The FBI needed access to the telephone toll records of Associated Press reporters to identify who had leaked to one of their reporters. The information, delivered on May 2, 2012, forced the end of a secret CIA operation in Yemen that had provided valuable intelligence against al-Qaida in the Arabian Peninsula and promised more.

It was among the most destructive press leaks in years because it came during a joint clandestine operation with British and Saudi agents, some of whose lives were put at risk.

A year of investigation followed the first story, on May 7, 2012, that disclosed the leaked Yemeni operation. Over nearly 12 months, it involved 550 interviews and a review of tens of thousands of documents, but had not led to the leaker.

Justice Department regulations call for a delay before going directly after media in special cases, so it was in April 2013 that Deputy Attorney General Jim Cole signed off on subpoenaing telephone records for 20 AP phone lines.

The records covered six weeks between April and May 2012. And within days, authorities were able to link one AP reporter’s toll records to the source. On Monday, months after making that link, Justice announced former FBI bomb technician Donald John Sachtleben, 55, was the leaker.

It also disclosed that on Sept. 19, Sachtleben had signed and filed a petition to plead guilty to unlawfully disclosing to an AP reporter that a bomb built by a Yemeni terrorist was in the hands of U.S. intelligence.

The case is worth reviewing because the media are again pressing Congress to approve legislation for a shield law that could have added months, if not years, to solving this case. A draft bill, the Free Flow of Information Act, was approved by the Senate Judiciary Committee on Sept. 12 and is on the Senate calendar.

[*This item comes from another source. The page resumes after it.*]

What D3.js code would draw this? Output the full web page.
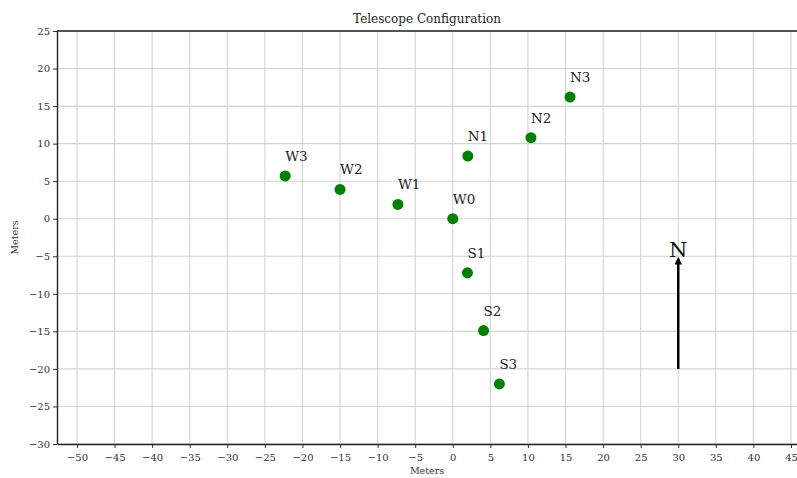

A provision in the bill would have required Justice to inform the AP of the phone records subpoena, giving it the chance to object in federal court. The proposed bill does allow an exception to giving notice for 45 or up to 90 days, but only after Justice proves to a federal judge “by clear and convincing evidence that such notice would pose a substantial threat to the integrity of a criminal investigation, a national security investigation or intelligence gathering.”

Justice’s own regulations allowed it to delay for 45 days telling the AP what it had done. After learning on May 10 that its phone records had been reviewed, AP President Gary Pruitt called the action “unconstitutional,” adding Justice was “acting on its being the judge, jury and executioner in secret.”

On Monday, an AP spokesman, Paul Colford, said he would not discuss the case.

It took 15 months to conclude the leak case, but it could have taken longer if the FBI had not already been investigating Sachtleben in May 2012 for alleged distribution of porn.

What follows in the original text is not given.